Jobs in large meat packing plants can be mind-numbing and injurious over time. Big Picture Beef has found local alternatives, where management supports the well being of plant workers in a variety of ways.
POOR WORKING CONDITIONS IN CONVENTIONAL PLANTS
In large plants, workers on an assembly line process hundreds of animals per hour. Typically each worker makes the same repetitive motion every day, sometimes in 12-hour shifts with no variety and few breaks.
A fast pace is set by the speed of “the chain,” a mechanized driver that moves the carcass down the assembly line. Over time the driving pace and the repetition cause a range of musculoskeletal injuries that sometimes result in permanent disabilities, even in young people.
Workers and workers’ rights organizations have petitioned the government for more regulation against these inhumane conditions. A well-documented article by NPR (National Public Radio) says, “The U.S. Department of Agriculture oversees the factory line in meat processing plants, but the agency concentrates solely on food safety....”
In contrast to typical large meat packing facilities, at some small and mid-sized facilities such as Vermont Packing House (VPH) in North Springfield, Vermont, the issues described above are addressed by the way the space and the work are organized.
VPH processes custom orders. The carcass is broken down on a table, not on an assembly line. A cohort of people work together on one animal at a time, to disassemble the carcass into primals (e.g. chuck, round, rib) and sub-primals (smaller cuts), according to what the customer has ordered.
This artisanal approach provides the workers more variety of movements than a mechanized assembly line. It also allows workers to participate in a team effort and to learn more about a carcass and the types of cuts.

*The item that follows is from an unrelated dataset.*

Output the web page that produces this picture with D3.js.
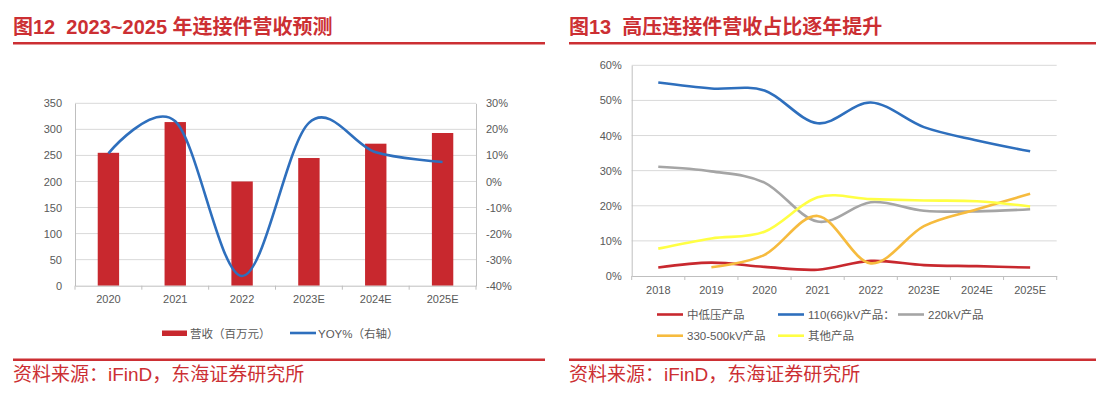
<!DOCTYPE html>
<html>
<head>
<meta charset="utf-8">
<script src="https://cdn.jsdelivr.net/npm/d3@7"></script>
<style>
  html, body { margin: 0; padding: 0; background: #fff; }
  svg { display: block; font-family: Arial, "Liberation Sans", "Noto Sans CJK SC", sans-serif; }
  .tick text { fill: #595959; font-size: 11px; }
  .title { fill: #cc2f33; font-size: 20px; font-weight: bold; white-space: pre; }
  .source { fill: #cc2f33; font-size: 19px; }
  .legend text { fill: #595959; font-size: 11.5px; }
</style>
</head>
<body>
<svg id="chart" width="1096" height="398"></svg>
<script>
// left chart: revenue forecast
const revYears = ["2020", "2021", "2022", "2023E", "2024E", "2025E"];
const revenue = [255, 314, 200, 245, 272.5, 293];
const yoy = [10.8, 23.1, -36.3, 22.5, 11.2, 7.5];
const revTicks = [0, 50, 100, 150, 200, 250, 300, 350];
const yoyTicks = [-40, -30, -20, -10, 0, 10, 20, 30];

// right chart: share by product
const shareYears = ["2018", "2019", "2020", "2021", "2022", "2023E", "2024E", "2025E"];
const shareSeries = [
  { name: "中低压产品", color: "#c8282e", values: [2.4, 3.8, 2.6, 1.8, 4.3, 3.1, 2.8, 2.4] },
  { name: "110(66)kV产品：", color: "#2e6fbd", values: [55.1, 53.4, 52.8, 43.5, 49.4, 42.4, 38.6, 35.5] },
  { name: "220kV产品", color: "#a5a5a5", values: [31.1, 29.8, 26.6, 15.5, 21.0, 18.6, 18.4, 19.0] },
  { name: "330-500kV产品", color: "#f6bb3e", values: [null, 2.5, 6.0, 17.1, 3.6, 14.2, 19.0, 23.4] },
  { name: "其他产品", color: "#ffff44", values: [7.8, 10.7, 12.6, 22.4, 21.9, 21.5, 21.3, 19.8] },
];
const shareTicks = [0, 10, 20, 30, 40, 50, 60];

const svg = d3.select("#chart");
const red = "#cc2f33";
const gridColor = "#d9d9d9";
const axisColor = "#bfbfbf";

// headers and footers
[[13, 545, "图12  2023~2025 年连接件营收预测"], [569, 1096, "图13  高压连接件营收占比逐年提升"]].forEach(([x0, x1, t]) => {
  svg.append("text").attr("class", "title").attr("x", x0).attr("y", 34).text(t);
  svg.append("rect").attr("x", x0).attr("y", 42).attr("width", x1 - x0).attr("height", 2.5).attr("fill", red);
  svg.append("rect").attr("x", x0).attr("y", 358.5).attr("width", x1 - x0).attr("height", 2.5).attr("fill", red);
  svg.append("text").attr("class", "source").attr("x", x0).attr("y", 381).text("资料来源：iFinD，东海证券研究所");
});

// ---------- left chart ----------
{
  const left = 75, right = 476, top = 103.3, bottom = 285.7;
  const x = d3.scaleBand().domain(revYears).range([left, right]);
  const y = d3.scaleLinear().domain([0, 350]).range([bottom, top]);
  const y2 = d3.scaleLinear().domain([-40, 30]).range([bottom, top]);
  const g = svg.append("g");

  g.append("g")
    .selectAll("line")
    .data(revTicks.slice(1))
    .join("line")
    .attr("x1", left).attr("x2", right)
    .attr("y1", (d) => y(d)).attr("y2", (d) => y(d))
    .attr("stroke", gridColor);

  g.append("g")
    .attr("transform", `translate(${left},0)`)
    .call(d3.axisLeft(y).tickValues(revTicks).tickSize(0).tickPadding(13))
    .call((a) => a.select(".domain").attr("stroke", axisColor));
  g.append("g")
    .attr("transform", `translate(${right},0)`)
    .call(d3.axisRight(y2).tickValues(yoyTicks).tickSize(0).tickPadding(10).tickFormat((d) => d + "%"))
    .call((a) => a.select(".domain").attr("stroke", axisColor));

  g.append("g")
    .selectAll("rect")
    .data(revenue)
    .join("rect")
    .attr("x", (d, i) => x(revYears[i]) + x.bandwidth() * 0.34)
    .attr("width", x.bandwidth() * 0.32)
    .attr("y", (d) => y(d))
    .attr("height", (d) => y(0) - y(d))
    .attr("fill", "#c8282e");

  const xa = g.append("g")
    .attr("transform", `translate(0,${bottom})`)
    .call(d3.axisBottom(x).tickSize(0).tickPadding(10));
  xa.select(".domain").attr("stroke", axisColor);
  xa.append("g")
    .selectAll("line")
    .data(d3.range(revYears.length + 1))
    .join("line")
    .attr("x1", (i) => left + i * x.step()).attr("x2", (i) => left + i * x.step())
    .attr("y1", 0).attr("y2", 4)
    .attr("stroke", axisColor);

  const line = d3.line()
    .x((d, i) => x(revYears[i]) + x.bandwidth() / 2)
    .y((d) => y2(d))
    .curve(d3.curveCardinal.tension(0));
  g.append("path")
    .datum(yoy)
    .attr("d", line)
    .attr("fill", "none")
    .attr("stroke", "#2e6fbd")
    .attr("stroke-width", 2.6);

  const lg = g.append("g").attr("class", "legend");
  lg.append("rect").attr("x", 162).attr("y", 330.5).attr("width", 25).attr("height", 5.5).attr("fill", "#c8282e");
  lg.append("text").attr("x", 190).attr("y", 337.5).text("营收（百万元）");
  lg.append("line").attr("x1", 290).attr("x2", 316).attr("y1", 333).attr("y2", 333).attr("stroke", "#2e6fbd").attr("stroke-width", 2.6);
  lg.append("text").attr("x", 318).attr("y", 337.5).text("YOY%（右轴）");
}

// ---------- right chart ----------
{
  const left = 631.7, right = 1056.7, top = 65.3, bottom = 276;
  const x = d3.scaleBand().domain(shareYears).range([left, right]);
  const y = d3.scaleLinear().domain([0, 60]).range([bottom, top]);
  const g = svg.append("g");

  g.append("g")
    .selectAll("line")
    .data(shareTicks.slice(1))
    .join("line")
    .attr("x1", left).attr("x2", right)
    .attr("y1", (d) => y(d)).attr("y2", (d) => y(d))
    .attr("stroke", gridColor);

  g.append("g")
    .attr("transform", `translate(${left},0)`)
    .call(d3.axisLeft(y).tickValues(shareTicks).tickSize(0).tickPadding(10).tickFormat((d) => d + "%"))
    .call((a) => a.select(".domain").attr("stroke", axisColor));

  const xa = g.append("g")
    .attr("transform", `translate(0,${bottom})`)
    .call(d3.axisBottom(x).tickSize(0).tickPadding(10));
  xa.select(".domain").attr("stroke", axisColor);
  xa.append("g")
    .selectAll("line")
    .data(d3.range(shareYears.length + 1))
    .join("line")
    .attr("x1", (i) => left + i * x.step()).attr("x2", (i) => left + i * x.step())
    .attr("y1", 0).attr("y2", 4)
    .attr("stroke", axisColor);

  const line = d3.line()
    .defined((d) => d != null)
    .x((d, i) => x(shareYears[i]) + x.bandwidth() / 2)
    .y((d) => y(d))
    .curve(d3.curveCardinal.tension(0));

  g.append("g")
    .selectAll("path")
    .data(shareSeries)
    .join("path")
    .attr("d", (s) => line(s.values))
    .attr("fill", "none")
    .attr("stroke", (s) => s.color)
    .attr("stroke-width", 2.6);

  const pos = [[657, 314.5], [778, 314.5], [898, 314.5], [657, 335.7], [778, 335.7]];
  const lg = g.append("g").attr("class", "legend")
    .selectAll("g")
    .data(shareSeries)
    .join("g")
    .attr("transform", (d, i) => `translate(${pos[i][0]},${pos[i][1]})`);
  lg.append("line").attr("x1", 0).attr("x2", 26).attr("stroke", (d) => d.color).attr("stroke-width", 2.6);
  lg.append("text").attr("x", 30).attr("y", 4.5).text((d) => d.name);
}
</script>
</body>
</html>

In addition, VPH endeavors to support the well-being of their employees in other ways, according to this information provided by the company:
- Wages: The Bureau of Labor Statistics posted that for 2016, the average hourly wage for workers within the Animal Slaughtering and Processing Industry was only $13.05/hour. Vermont Packinghouse’s average hourly wage is currently $16.44/hour, $6.44 above Vermont’s imposed minimum wage for 2017.
- Benefits: Vermont Packinghouse offers PTO (Paid Time Off), Holiday Pay, Utility Discounts, a monetary loan program, Dental Insurance, a Retirement Plan and a significant health insurance stipend (a group health insurance plan is in the works).
- Health and safety: The company cultivates a safe employment experience through training programs as part of the employee onboarding process: Personal Protection Program, Chemical Safety Training, Hazard Communication, Emergency Evacuation, and Yellow Line Policy (impact hazard control) Training.
- Recognition: Vermont Packinghouse recognizes excellent job performance and the growth of its employees by weekly performance-based bonus programs and by hosting frequent companywide employee appreciation events.